Aim: Set down word for word the lines running from the line with "Emit a LaTeX" to the line with "(\n.north |- bus);", ends included. Skip every picture.

Supplied data:

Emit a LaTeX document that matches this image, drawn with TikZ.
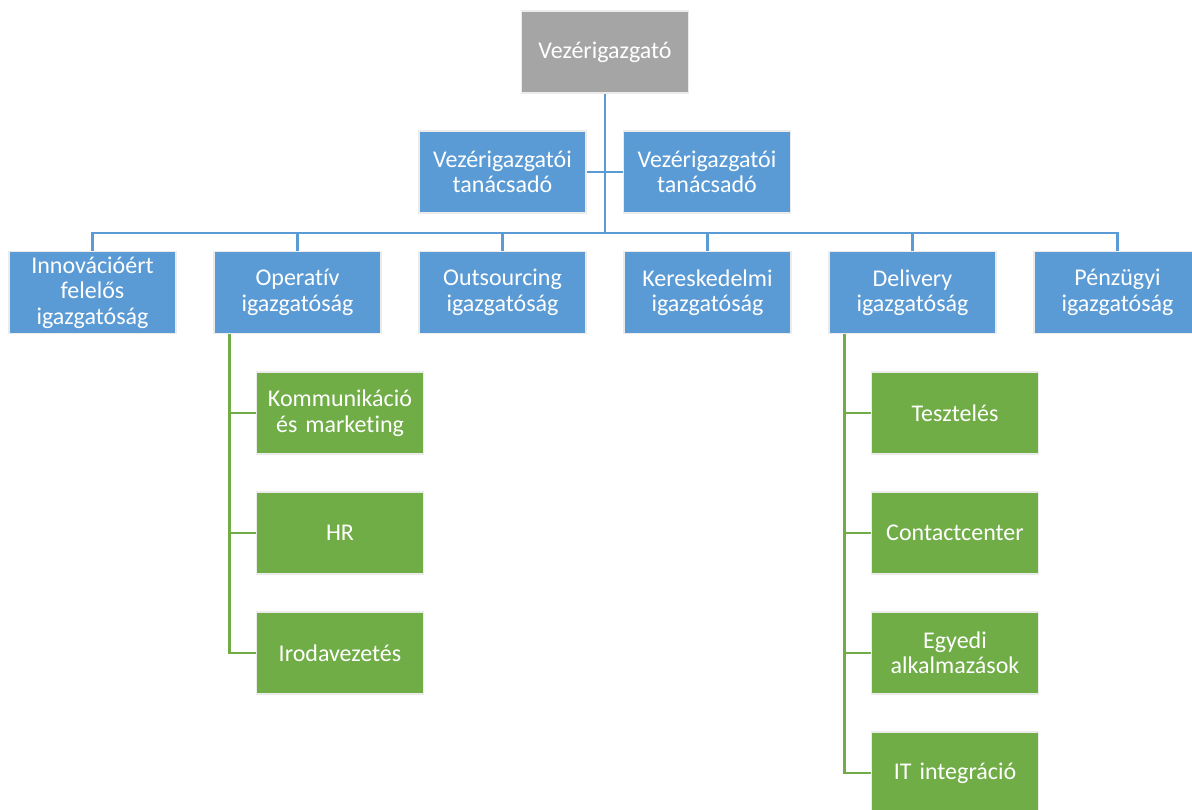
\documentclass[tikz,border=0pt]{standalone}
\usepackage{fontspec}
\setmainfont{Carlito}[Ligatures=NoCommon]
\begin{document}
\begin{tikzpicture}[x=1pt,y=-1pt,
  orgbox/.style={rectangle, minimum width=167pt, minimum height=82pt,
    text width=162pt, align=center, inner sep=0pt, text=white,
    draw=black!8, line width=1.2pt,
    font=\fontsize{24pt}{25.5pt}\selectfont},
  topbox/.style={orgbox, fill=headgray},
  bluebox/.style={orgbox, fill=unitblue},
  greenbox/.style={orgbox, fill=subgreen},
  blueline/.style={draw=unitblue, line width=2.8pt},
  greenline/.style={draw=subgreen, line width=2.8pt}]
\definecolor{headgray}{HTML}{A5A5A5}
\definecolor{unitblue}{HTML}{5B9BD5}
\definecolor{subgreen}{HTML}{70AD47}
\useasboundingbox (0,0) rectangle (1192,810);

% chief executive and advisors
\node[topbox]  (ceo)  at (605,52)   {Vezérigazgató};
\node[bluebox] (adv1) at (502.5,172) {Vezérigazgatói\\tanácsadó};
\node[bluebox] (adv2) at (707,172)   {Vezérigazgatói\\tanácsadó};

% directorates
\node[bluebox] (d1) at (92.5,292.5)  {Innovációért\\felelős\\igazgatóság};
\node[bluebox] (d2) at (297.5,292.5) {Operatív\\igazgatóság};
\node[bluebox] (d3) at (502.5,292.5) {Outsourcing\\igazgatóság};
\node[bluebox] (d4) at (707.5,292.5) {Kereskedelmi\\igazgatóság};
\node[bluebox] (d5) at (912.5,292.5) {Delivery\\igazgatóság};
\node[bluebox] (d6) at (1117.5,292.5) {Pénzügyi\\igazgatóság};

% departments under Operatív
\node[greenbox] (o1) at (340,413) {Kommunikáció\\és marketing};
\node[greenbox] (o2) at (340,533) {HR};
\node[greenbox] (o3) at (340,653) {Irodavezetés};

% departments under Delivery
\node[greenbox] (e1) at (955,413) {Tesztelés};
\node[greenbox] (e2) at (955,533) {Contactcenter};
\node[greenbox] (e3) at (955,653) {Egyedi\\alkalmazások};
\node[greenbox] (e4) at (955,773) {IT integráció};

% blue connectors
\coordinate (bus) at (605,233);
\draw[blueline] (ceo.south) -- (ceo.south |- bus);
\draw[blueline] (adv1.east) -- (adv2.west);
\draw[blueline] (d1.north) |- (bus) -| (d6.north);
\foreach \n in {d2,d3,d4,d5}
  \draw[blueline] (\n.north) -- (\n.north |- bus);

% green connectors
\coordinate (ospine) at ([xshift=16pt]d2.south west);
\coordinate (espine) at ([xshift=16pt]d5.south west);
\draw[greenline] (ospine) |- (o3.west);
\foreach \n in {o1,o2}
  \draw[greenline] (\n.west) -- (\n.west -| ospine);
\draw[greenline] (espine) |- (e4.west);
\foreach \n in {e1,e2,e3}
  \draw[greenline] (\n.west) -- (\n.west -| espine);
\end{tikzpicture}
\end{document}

* * *

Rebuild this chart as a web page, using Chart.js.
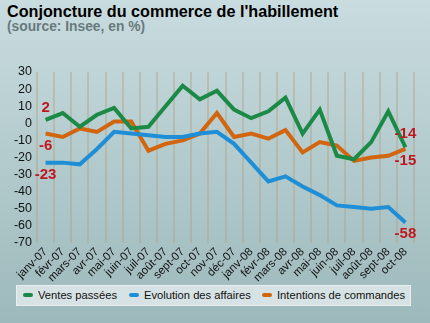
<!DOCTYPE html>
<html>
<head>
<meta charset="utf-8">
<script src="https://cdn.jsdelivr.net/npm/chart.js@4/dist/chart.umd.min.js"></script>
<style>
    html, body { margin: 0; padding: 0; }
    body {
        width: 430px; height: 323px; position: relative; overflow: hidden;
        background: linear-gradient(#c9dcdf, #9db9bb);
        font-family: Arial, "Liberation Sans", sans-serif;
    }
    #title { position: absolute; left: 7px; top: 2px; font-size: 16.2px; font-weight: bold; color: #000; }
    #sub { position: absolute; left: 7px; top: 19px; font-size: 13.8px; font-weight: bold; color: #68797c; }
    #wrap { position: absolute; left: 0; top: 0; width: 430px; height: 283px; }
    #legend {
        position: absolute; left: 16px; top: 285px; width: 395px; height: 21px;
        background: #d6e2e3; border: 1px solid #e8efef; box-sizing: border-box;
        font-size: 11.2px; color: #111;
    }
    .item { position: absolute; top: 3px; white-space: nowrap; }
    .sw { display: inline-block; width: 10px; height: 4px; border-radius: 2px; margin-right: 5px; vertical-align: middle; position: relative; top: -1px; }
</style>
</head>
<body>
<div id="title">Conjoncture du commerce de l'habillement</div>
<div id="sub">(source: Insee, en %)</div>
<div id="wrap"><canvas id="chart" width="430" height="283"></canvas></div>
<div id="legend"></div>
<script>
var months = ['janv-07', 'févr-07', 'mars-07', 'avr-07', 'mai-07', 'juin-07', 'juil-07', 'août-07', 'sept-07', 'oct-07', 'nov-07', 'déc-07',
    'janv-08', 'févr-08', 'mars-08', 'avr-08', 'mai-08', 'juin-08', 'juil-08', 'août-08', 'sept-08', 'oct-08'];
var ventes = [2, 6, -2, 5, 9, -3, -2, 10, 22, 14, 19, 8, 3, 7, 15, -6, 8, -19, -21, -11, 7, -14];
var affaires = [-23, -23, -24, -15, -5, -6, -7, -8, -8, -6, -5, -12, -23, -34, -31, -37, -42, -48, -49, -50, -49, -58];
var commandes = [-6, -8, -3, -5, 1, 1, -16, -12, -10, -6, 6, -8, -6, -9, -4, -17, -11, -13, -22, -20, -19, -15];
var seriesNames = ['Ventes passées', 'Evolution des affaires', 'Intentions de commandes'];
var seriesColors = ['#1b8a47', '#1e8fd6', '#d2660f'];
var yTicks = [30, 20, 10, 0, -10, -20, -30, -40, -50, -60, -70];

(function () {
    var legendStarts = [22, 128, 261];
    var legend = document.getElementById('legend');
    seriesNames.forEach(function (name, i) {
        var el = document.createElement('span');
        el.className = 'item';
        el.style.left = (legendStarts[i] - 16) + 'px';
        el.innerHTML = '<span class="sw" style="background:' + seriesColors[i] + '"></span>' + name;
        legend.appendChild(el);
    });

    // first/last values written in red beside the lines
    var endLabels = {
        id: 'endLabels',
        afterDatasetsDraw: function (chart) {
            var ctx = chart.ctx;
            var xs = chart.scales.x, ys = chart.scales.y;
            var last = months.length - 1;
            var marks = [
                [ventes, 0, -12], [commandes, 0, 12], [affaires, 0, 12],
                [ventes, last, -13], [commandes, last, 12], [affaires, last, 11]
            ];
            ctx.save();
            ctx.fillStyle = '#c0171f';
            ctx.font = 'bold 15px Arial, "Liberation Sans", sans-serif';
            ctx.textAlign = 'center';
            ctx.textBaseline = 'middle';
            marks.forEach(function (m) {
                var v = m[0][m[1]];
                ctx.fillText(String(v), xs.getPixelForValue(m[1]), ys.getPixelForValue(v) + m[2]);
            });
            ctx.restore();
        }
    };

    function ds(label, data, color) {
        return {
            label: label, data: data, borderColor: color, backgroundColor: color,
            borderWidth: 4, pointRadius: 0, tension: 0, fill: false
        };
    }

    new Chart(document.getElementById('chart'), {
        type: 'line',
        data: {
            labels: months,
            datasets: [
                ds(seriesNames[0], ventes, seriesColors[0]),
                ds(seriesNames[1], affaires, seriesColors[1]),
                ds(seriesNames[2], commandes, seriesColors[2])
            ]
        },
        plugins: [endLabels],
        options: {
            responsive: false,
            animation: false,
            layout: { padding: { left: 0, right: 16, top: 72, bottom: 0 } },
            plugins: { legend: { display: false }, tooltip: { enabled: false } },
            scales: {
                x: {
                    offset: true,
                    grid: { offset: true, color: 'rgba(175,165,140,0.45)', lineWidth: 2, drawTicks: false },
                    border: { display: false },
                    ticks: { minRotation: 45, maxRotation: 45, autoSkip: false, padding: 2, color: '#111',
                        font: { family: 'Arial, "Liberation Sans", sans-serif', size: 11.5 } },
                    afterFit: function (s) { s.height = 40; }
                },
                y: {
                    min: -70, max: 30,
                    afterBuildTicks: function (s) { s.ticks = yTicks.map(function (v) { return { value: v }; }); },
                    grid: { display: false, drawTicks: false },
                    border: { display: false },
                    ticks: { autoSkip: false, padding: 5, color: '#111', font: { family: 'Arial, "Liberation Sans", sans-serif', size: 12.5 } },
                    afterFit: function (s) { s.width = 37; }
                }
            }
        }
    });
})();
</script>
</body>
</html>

Exercise result:
Emit a LaTeX document that matches this image, drawn with TikZ.
\documentclass[tikz,border=0pt]{standalone}
\usepackage{fontspec}
\setmainfont{Carlito}[Ligatures=NoCommon]
\begin{document}
\begin{tikzpicture}[x=1pt,y=-1pt,
  orgbox/.style={rectangle, minimum width=167pt, minimum height=82pt,
    text width=162pt, align=center, inner sep=0pt, text=white,
    draw=black!8, line width=1.2pt,
    font=\fontsize{24pt}{25.5pt}\selectfont},
  topbox/.style={orgbox, fill=headgray},
  bluebox/.style={orgbox, fill=unitblue},
  greenbox/.style={orgbox, fill=subgreen},
  blueline/.style={draw=unitblue, line width=2.8pt},
  greenline/.style={draw=subgreen, line width=2.8pt}]
\definecolor{headgray}{HTML}{A5A5A5}
\definecolor{unitblue}{HTML}{5B9BD5}
\definecolor{subgreen}{HTML}{70AD47}
\useasboundingbox (0,0) rectangle (1192,810);

% chief executive and advisors
\node[topbox]  (ceo)  at (605,52)   {Vezérigazgató};
\node[bluebox] (adv1) at (502.5,172) {Vezérigazgatói\\tanácsadó};
\node[bluebox] (adv2) at (707,172)   {Vezérigazgatói\\tanácsadó};

% directorates
\node[bluebox] (d1) at (92.5,292.5)  {Innovációért\\felelős\\igazgatóság};
\node[bluebox] (d2) at (297.5,292.5) {Operatív\\igazgatóság};
\node[bluebox] (d3) at (502.5,292.5) {Outsourcing\\igazgatóság};
\node[bluebox] (d4) at (707.5,292.5) {Kereskedelmi\\igazgatóság};
\node[bluebox] (d5) at (912.5,292.5) {Delivery\\igazgatóság};
\node[bluebox] (d6) at (1117.5,292.5) {Pénzügyi\\igazgatóság};

% departments under Operatív
\node[greenbox] (o1) at (340,413) {Kommunikáció\\és marketing};
\node[greenbox] (o2) at (340,533) {HR};
\node[greenbox] (o3) at (340,653) {Irodavezetés};

% departments under Delivery
\node[greenbox] (e1) at (955,413) {Tesztelés};
\node[greenbox] (e2) at (955,533) {Contactcenter};
\node[greenbox] (e3) at (955,653) {Egyedi\\alkalmazások};
\node[greenbox] (e4) at (955,773) {IT integráció};

% blue connectors
\coordinate (bus) at (605,233);
\draw[blueline] (ceo.south) -- (ceo.south |- bus);
\draw[blueline] (adv1.east) -- (adv2.west);
\draw[blueline] (d1.north) |- (bus) -| (d6.north);
\foreach \n in {d2,d3,d4,d5}
  \draw[blueline] (\n.north) -- (\n.north |- bus);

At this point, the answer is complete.